> Exercise objective: From the entries below, report how many lines contain the string "matplotlib". Give only that number.

> Data for this task:
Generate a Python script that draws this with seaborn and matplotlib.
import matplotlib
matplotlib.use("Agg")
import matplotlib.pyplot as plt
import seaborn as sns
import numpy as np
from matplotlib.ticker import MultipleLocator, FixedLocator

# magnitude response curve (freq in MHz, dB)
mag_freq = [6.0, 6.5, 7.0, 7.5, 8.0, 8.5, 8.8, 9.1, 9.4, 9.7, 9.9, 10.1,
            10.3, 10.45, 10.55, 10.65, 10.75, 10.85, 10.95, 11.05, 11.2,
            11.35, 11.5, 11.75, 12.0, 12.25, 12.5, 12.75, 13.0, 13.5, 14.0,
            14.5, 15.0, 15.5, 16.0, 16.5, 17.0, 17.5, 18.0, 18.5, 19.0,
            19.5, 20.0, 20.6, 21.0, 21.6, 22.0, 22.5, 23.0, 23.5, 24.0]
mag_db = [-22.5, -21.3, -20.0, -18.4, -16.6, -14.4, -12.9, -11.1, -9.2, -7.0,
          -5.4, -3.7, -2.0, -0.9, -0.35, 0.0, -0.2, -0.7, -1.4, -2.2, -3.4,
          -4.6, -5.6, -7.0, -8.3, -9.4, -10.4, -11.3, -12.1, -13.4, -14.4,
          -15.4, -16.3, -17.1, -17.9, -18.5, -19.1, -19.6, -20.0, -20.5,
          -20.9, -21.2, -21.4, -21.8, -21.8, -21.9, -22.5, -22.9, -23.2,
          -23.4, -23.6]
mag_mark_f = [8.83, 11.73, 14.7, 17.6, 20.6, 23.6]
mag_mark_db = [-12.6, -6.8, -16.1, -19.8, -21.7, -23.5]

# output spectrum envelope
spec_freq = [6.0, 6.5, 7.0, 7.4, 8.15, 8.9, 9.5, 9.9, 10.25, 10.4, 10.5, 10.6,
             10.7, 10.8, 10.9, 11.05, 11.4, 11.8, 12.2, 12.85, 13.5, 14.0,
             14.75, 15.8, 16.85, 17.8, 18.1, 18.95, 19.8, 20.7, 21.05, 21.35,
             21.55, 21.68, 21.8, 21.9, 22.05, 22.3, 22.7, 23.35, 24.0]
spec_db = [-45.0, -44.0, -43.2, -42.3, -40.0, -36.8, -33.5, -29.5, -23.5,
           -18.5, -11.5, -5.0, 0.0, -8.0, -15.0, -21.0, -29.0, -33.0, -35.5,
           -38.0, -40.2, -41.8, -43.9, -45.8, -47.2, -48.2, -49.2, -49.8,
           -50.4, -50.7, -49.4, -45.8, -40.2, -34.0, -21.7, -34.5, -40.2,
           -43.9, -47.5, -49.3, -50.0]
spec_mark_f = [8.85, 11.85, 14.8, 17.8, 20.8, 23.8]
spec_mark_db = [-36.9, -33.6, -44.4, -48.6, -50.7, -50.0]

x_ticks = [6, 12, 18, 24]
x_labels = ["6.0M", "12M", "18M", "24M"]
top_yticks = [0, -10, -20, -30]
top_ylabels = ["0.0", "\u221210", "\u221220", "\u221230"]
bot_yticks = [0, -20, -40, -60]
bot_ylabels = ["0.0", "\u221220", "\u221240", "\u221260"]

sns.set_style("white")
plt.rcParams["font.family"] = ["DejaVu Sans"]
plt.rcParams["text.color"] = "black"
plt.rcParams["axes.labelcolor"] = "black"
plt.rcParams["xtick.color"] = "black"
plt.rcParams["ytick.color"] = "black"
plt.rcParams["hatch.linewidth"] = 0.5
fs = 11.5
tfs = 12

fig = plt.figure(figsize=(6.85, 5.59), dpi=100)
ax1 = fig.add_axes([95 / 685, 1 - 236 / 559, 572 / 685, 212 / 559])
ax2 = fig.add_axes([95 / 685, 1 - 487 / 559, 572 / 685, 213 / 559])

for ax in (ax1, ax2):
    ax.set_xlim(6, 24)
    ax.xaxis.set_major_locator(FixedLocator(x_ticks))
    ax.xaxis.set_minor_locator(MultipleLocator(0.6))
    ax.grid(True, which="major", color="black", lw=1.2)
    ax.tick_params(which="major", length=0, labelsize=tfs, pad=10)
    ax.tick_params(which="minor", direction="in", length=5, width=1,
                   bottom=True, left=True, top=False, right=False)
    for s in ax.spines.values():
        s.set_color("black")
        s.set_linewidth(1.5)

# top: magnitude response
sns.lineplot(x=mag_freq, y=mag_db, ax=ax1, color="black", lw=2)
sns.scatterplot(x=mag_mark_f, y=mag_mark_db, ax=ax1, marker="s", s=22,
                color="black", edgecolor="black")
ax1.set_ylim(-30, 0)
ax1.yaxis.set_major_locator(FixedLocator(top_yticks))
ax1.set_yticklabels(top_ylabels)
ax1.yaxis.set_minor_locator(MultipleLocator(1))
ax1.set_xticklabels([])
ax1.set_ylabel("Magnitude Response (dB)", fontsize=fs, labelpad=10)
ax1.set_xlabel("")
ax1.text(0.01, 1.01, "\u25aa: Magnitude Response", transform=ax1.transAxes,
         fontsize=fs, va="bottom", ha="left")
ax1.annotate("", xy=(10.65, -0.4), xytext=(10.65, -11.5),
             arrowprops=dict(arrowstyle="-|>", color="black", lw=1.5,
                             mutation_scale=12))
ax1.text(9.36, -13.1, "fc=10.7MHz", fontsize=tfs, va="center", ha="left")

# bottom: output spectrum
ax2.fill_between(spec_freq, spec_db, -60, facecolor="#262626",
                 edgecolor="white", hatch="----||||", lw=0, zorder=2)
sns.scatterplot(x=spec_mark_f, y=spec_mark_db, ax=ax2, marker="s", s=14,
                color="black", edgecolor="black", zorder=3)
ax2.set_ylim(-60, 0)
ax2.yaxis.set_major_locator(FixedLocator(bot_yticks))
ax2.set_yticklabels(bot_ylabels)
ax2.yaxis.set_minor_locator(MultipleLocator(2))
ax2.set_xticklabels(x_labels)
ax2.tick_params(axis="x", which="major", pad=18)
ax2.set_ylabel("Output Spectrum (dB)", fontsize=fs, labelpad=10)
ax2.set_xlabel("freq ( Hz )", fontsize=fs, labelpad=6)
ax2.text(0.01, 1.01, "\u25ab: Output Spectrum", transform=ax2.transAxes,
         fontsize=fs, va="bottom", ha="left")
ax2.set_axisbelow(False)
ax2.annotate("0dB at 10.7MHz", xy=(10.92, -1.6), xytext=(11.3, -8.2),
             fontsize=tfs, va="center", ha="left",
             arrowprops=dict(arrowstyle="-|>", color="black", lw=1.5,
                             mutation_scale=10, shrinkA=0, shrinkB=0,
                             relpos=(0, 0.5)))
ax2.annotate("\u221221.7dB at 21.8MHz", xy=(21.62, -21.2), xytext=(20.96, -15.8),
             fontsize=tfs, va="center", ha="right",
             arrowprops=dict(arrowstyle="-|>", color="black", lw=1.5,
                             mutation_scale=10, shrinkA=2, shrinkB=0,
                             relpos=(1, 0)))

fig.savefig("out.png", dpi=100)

---

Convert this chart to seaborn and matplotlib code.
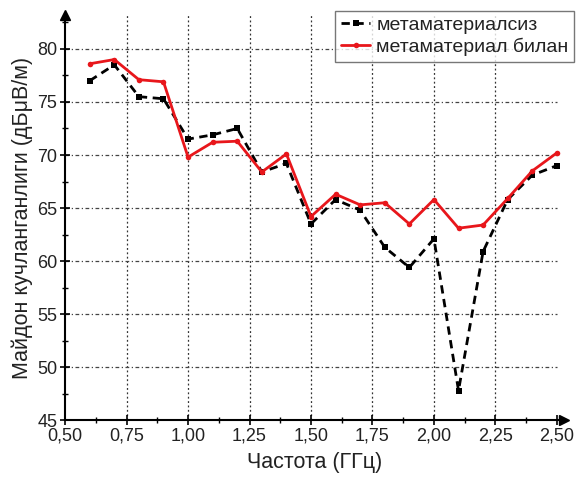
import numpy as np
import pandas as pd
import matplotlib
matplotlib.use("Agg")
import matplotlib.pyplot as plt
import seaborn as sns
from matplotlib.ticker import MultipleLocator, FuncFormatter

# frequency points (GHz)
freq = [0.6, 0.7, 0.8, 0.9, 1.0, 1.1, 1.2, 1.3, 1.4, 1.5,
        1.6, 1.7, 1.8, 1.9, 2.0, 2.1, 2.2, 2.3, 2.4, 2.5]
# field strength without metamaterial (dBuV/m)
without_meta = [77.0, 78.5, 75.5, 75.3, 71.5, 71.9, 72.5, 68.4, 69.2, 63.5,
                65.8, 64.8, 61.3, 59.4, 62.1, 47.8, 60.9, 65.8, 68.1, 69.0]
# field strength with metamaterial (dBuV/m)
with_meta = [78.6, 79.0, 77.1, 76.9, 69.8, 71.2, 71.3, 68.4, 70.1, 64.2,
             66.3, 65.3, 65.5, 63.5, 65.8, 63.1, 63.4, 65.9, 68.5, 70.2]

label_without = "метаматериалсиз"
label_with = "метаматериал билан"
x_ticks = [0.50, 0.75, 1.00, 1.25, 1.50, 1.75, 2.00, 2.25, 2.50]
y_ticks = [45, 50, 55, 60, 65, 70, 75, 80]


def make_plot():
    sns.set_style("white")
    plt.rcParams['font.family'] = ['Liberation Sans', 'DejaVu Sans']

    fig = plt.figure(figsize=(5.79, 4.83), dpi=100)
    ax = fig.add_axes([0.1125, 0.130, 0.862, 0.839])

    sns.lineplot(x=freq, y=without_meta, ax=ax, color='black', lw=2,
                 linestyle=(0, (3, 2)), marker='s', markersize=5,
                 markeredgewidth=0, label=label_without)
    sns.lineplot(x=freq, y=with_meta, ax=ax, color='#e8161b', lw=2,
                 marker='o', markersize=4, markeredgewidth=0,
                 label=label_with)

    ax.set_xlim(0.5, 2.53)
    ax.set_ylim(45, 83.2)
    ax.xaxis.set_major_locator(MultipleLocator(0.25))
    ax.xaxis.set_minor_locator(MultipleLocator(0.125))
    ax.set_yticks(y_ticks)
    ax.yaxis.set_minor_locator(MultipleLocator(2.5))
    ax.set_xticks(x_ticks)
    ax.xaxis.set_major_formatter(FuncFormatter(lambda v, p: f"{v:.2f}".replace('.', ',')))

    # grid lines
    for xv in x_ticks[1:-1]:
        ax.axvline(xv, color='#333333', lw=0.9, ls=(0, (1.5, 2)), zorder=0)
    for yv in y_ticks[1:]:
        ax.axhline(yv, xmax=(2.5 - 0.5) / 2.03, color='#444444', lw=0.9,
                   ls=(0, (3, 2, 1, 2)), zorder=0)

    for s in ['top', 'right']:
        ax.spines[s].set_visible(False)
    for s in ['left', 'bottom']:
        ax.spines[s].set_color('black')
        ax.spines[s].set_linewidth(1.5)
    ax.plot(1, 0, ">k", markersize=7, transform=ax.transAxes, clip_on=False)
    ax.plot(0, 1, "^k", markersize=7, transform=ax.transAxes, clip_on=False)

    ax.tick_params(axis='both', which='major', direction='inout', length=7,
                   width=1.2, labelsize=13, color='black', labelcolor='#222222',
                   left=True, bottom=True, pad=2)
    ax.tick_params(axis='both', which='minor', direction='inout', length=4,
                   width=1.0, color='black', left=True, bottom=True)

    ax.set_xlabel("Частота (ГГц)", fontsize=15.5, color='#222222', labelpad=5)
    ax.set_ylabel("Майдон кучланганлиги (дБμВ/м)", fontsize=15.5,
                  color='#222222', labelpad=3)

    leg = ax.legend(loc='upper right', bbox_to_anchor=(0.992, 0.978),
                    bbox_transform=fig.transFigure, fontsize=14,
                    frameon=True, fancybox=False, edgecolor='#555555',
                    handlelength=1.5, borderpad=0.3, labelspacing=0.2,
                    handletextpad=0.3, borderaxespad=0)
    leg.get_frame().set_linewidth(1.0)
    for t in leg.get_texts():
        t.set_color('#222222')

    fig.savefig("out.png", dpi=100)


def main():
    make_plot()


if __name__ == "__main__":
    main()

> Result: 10